• PROMPT
Word for word, print each line of the listing below; pictures stay out.
++++++++++++++++++++
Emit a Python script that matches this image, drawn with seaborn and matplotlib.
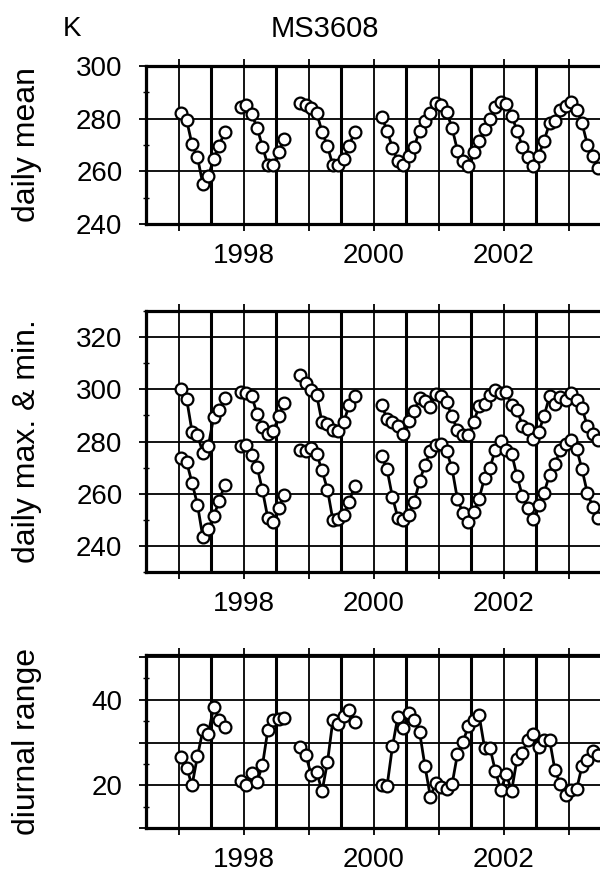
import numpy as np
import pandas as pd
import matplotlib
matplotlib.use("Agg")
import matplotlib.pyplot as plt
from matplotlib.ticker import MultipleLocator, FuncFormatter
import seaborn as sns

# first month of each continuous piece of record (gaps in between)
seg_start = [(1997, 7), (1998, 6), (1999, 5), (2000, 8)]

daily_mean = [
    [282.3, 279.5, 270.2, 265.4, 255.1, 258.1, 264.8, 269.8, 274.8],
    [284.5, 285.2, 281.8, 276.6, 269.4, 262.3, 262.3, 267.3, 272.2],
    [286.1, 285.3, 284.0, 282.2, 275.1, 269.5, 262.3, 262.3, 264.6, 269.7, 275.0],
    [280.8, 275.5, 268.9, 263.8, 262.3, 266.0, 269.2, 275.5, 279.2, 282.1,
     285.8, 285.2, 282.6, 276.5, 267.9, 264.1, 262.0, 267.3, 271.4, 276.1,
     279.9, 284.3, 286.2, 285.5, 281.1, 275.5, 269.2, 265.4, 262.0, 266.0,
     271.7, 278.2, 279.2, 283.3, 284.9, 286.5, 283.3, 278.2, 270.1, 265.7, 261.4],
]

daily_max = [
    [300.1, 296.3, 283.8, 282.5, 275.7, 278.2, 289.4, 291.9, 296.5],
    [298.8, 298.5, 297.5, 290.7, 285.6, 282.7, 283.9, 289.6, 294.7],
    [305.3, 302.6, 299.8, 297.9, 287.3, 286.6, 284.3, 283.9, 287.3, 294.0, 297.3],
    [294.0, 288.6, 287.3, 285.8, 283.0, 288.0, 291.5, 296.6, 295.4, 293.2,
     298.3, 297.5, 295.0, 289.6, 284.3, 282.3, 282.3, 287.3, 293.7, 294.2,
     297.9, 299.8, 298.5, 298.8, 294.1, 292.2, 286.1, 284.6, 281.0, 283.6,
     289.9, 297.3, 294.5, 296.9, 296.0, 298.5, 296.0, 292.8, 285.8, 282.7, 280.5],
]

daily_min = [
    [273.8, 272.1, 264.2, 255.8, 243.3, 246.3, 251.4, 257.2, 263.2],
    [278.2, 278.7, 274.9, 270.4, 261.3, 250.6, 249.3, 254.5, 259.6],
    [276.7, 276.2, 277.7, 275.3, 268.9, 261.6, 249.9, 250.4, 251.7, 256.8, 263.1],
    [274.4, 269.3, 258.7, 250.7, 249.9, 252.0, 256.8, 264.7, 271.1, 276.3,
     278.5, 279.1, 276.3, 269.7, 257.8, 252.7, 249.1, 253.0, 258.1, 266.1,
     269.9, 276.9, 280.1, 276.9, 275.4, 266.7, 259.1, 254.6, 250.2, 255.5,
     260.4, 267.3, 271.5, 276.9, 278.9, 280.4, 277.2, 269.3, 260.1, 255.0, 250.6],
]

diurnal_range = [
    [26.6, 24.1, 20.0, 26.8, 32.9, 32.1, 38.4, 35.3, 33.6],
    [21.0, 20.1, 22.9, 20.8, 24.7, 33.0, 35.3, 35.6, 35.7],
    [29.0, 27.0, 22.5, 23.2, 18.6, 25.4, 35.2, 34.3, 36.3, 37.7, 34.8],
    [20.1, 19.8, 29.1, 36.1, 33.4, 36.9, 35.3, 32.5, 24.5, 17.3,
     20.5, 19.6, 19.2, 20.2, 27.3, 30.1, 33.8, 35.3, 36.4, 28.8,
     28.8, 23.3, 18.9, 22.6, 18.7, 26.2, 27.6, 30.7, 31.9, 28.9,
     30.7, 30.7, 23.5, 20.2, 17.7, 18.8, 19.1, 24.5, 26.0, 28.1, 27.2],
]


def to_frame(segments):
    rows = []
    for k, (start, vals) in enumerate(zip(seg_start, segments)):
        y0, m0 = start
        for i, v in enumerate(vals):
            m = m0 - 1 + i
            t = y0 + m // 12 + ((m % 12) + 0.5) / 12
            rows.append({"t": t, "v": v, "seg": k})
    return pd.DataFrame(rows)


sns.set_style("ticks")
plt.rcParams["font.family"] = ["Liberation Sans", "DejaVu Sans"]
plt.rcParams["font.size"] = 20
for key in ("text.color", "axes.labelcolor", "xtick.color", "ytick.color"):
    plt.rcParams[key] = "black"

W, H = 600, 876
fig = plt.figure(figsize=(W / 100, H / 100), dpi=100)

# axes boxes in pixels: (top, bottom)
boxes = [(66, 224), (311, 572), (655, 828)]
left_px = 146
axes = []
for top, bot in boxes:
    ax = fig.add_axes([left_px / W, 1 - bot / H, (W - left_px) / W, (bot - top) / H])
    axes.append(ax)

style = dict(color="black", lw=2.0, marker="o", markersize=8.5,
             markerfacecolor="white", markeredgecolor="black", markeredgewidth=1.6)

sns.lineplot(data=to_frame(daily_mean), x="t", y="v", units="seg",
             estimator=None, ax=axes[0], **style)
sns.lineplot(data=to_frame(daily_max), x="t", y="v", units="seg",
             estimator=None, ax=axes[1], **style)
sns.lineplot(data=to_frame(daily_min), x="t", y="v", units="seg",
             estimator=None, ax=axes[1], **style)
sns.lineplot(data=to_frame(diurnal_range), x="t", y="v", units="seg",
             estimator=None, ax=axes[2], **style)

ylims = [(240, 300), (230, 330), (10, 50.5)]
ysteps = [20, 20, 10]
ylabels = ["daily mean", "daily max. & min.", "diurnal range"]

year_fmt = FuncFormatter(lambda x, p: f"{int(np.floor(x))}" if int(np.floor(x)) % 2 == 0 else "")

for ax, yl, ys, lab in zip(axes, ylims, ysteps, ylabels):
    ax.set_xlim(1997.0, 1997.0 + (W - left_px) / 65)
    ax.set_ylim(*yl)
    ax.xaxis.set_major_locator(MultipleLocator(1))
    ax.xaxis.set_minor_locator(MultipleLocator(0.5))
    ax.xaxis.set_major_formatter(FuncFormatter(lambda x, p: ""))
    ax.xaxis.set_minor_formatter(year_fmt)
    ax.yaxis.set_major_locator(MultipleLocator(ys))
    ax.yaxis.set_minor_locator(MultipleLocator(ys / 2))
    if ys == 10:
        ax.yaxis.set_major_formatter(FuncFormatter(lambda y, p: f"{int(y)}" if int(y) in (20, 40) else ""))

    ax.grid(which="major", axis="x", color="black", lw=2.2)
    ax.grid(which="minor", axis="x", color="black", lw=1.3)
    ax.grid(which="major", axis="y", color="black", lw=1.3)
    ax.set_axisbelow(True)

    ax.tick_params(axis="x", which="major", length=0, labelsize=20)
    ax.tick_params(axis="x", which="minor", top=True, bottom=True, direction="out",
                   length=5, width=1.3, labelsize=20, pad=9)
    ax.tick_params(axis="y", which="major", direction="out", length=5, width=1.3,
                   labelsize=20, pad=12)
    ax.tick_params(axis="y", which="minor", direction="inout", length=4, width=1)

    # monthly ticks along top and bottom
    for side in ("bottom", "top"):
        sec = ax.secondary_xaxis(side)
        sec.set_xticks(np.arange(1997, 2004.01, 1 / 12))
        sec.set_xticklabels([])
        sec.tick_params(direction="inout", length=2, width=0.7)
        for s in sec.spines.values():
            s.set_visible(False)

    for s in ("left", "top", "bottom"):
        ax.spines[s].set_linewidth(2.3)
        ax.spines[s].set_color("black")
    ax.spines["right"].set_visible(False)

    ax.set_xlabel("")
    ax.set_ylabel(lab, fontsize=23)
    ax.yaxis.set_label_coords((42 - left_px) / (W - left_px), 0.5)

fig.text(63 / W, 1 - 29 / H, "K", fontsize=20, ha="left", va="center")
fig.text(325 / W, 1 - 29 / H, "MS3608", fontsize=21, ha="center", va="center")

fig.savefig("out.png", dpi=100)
++++++++++++++++++++
• RESULT OF THIS EXERCISE
Emit a Python script that matches this image, drawn with seaborn and matplotlib.
import numpy as np
import pandas as pd
import matplotlib
matplotlib.use("Agg")
import matplotlib.pyplot as plt
from matplotlib.ticker import MultipleLocator, FuncFormatter
import seaborn as sns

# first month of each continuous piece of record (gaps in between)
seg_start = [(1997, 7), (1998, 6), (1999, 5), (2000, 8)]

daily_mean = [
    [282.3, 279.5, 270.2, 265.4, 255.1, 258.1, 264.8, 269.8, 274.8],
    [284.5, 285.2, 281.8, 276.6, 269.4, 262.3, 262.3, 267.3, 272.2],
    [286.1, 285.3, 284.0, 282.2, 275.1, 269.5, 262.3, 262.3, 264.6, 269.7, 275.0],
    [280.8, 275.5, 268.9, 263.8, 262.3, 266.0, 269.2, 275.5, 279.2, 282.1,
     285.8, 285.2, 282.6, 276.5, 267.9, 264.1, 262.0, 267.3, 271.4, 276.1,
     279.9, 284.3, 286.2, 285.5, 281.1, 275.5, 269.2, 265.4, 262.0, 266.0,
     271.7, 278.2, 279.2, 283.3, 284.9, 286.5, 283.3, 278.2, 270.1, 265.7, 261.4],
]

daily_max = [
    [300.1, 296.3, 283.8, 282.5, 275.7, 278.2, 289.4, 291.9, 296.5],
    [298.8, 298.5, 297.5, 290.7, 285.6, 282.7, 283.9, 289.6, 294.7],
    [305.3, 302.6, 299.8, 297.9, 287.3, 286.6, 284.3, 283.9, 287.3, 294.0, 297.3],
    [294.0, 288.6, 287.3, 285.8, 283.0, 288.0, 291.5, 296.6, 295.4, 293.2,
     298.3, 297.5, 295.0, 289.6, 284.3, 282.3, 282.3, 287.3, 293.7, 294.2,
     297.9, 299.8, 298.5, 298.8, 294.1, 292.2, 286.1, 284.6, 281.0, 283.6,
     289.9, 297.3, 294.5, 296.9, 296.0, 298.5, 296.0, 292.8, 285.8, 282.7, 280.5],
]

daily_min = [
    [273.8, 272.1, 264.2, 255.8, 243.3, 246.3, 251.4, 257.2, 263.2],
    [278.2, 278.7, 274.9, 270.4, 261.3, 250.6, 249.3, 254.5, 259.6],
    [276.7, 276.2, 277.7, 275.3, 268.9, 261.6, 249.9, 250.4, 251.7, 256.8, 263.1],
    [274.4, 269.3, 258.7, 250.7, 249.9, 252.0, 256.8, 264.7, 271.1, 276.3,
     278.5, 279.1, 276.3, 269.7, 257.8, 252.7, 249.1, 253.0, 258.1, 266.1,
     269.9, 276.9, 280.1, 276.9, 275.4, 266.7, 259.1, 254.6, 250.2, 255.5,
     260.4, 267.3, 271.5, 276.9, 278.9, 280.4, 277.2, 269.3, 260.1, 255.0, 250.6],
]

diurnal_range = [
    [26.6, 24.1, 20.0, 26.8, 32.9, 32.1, 38.4, 35.3, 33.6],
    [21.0, 20.1, 22.9, 20.8, 24.7, 33.0, 35.3, 35.6, 35.7],
    [29.0, 27.0, 22.5, 23.2, 18.6, 25.4, 35.2, 34.3, 36.3, 37.7, 34.8],
    [20.1, 19.8, 29.1, 36.1, 33.4, 36.9, 35.3, 32.5, 24.5, 17.3,
     20.5, 19.6, 19.2, 20.2, 27.3, 30.1, 33.8, 35.3, 36.4, 28.8,
     28.8, 23.3, 18.9, 22.6, 18.7, 26.2, 27.6, 30.7, 31.9, 28.9,
     30.7, 30.7, 23.5, 20.2, 17.7, 18.8, 19.1, 24.5, 26.0, 28.1, 27.2],
]


def to_frame(segments):
    rows = []
    for k, (start, vals) in enumerate(zip(seg_start, segments)):
        y0, m0 = start
        for i, v in enumerate(vals):
            m = m0 - 1 + i
            t = y0 + m // 12 + ((m % 12) + 0.5) / 12
            rows.append({"t": t, "v": v, "seg": k})
    return pd.DataFrame(rows)


sns.set_style("ticks")
plt.rcParams["font.family"] = ["Liberation Sans", "DejaVu Sans"]
plt.rcParams["font.size"] = 20
for key in ("text.color", "axes.labelcolor", "xtick.color", "ytick.color"):
    plt.rcParams[key] = "black"

W, H = 600, 876
fig = plt.figure(figsize=(W / 100, H / 100), dpi=100)

# axes boxes in pixels: (top, bottom)
boxes = [(66, 224), (311, 572), (655, 828)]
left_px = 146
axes = []
for top, bot in boxes:
    ax = fig.add_axes([left_px / W, 1 - bot / H, (W - left_px) / W, (bot - top) / H])
    axes.append(ax)

style = dict(color="black", lw=2.0, marker="o", markersize=8.5,
             markerfacecolor="white", markeredgecolor="black", markeredgewidth=1.6)

sns.lineplot(data=to_frame(daily_mean), x="t", y="v", units="seg",
             estimator=None, ax=axes[0], **style)
sns.lineplot(data=to_frame(daily_max), x="t", y="v", units="seg",
             estimator=None, ax=axes[1], **style)
sns.lineplot(data=to_frame(daily_min), x="t", y="v", units="seg",
             estimator=None, ax=axes[1], **style)
sns.lineplot(data=to_frame(diurnal_range), x="t", y="v", units="seg",
             estimator=None, ax=axes[2], **style)

ylims = [(240, 300), (230, 330), (10, 50.5)]
ysteps = [20, 20, 10]
ylabels = ["daily mean", "daily max. & min.", "diurnal range"]

year_fmt = FuncFormatter(lambda x, p: f"{int(np.floor(x))}" if int(np.floor(x)) % 2 == 0 else "")

for ax, yl, ys, lab in zip(axes, ylims, ysteps, ylabels):
    ax.set_xlim(1997.0, 1997.0 + (W - left_px) / 65)
    ax.set_ylim(*yl)
    ax.xaxis.set_major_locator(MultipleLocator(1))
    ax.xaxis.set_minor_locator(MultipleLocator(0.5))
    ax.xaxis.set_major_formatter(FuncFormatter(lambda x, p: ""))
    ax.xaxis.set_minor_formatter(year_fmt)
    ax.yaxis.set_major_locator(MultipleLocator(ys))
    ax.yaxis.set_minor_locator(MultipleLocator(ys / 2))
    if ys == 10:
        ax.yaxis.set_major_formatter(FuncFormatter(lambda y, p: f"{int(y)}" if int(y) in (20, 40) else ""))

    ax.grid(which="major", axis="x", color="black", lw=2.2)
    ax.grid(which="minor", axis="x", color="black", lw=1.3)
    ax.grid(which="major", axis="y", color="black", lw=1.3)
    ax.set_axisbelow(True)

    ax.tick_params(axis="x", which="major", length=0, labelsize=20)
    ax.tick_params(axis="x", which="minor", top=True, bottom=True, direction="out",
                   length=5, width=1.3, labelsize=20, pad=9)
    ax.tick_params(axis="y", which="major", direction="out", length=5, width=1.3,
                   labelsize=20, pad=12)
    ax.tick_params(axis="y", which="minor", direction="inout", length=4, width=1)

    # monthly ticks along top and bottom
    for side in ("bottom", "top"):
        sec = ax.secondary_xaxis(side)
        sec.set_xticks(np.arange(1997, 2004.01, 1 / 12))
        sec.set_xticklabels([])
        sec.tick_params(direction="inout", length=2, width=0.7)
        for s in sec.spines.values():
            s.set_visible(False)

    for s in ("left", "top", "bottom"):
        ax.spines[s].set_linewidth(2.3)
        ax.spines[s].set_color("black")
    ax.spines["right"].set_visible(False)

    ax.set_xlabel("")
    ax.set_ylabel(lab, fontsize=23)
    ax.yaxis.set_label_coords((42 - left_px) / (W - left_px), 0.5)

fig.text(63 / W, 1 - 29 / H, "K", fontsize=20, ha="left", va="center")
fig.text(325 / W, 1 - 29 / H, "MS3608", fontsize=21, ha="center", va="center")

fig.savefig("out.png", dpi=100)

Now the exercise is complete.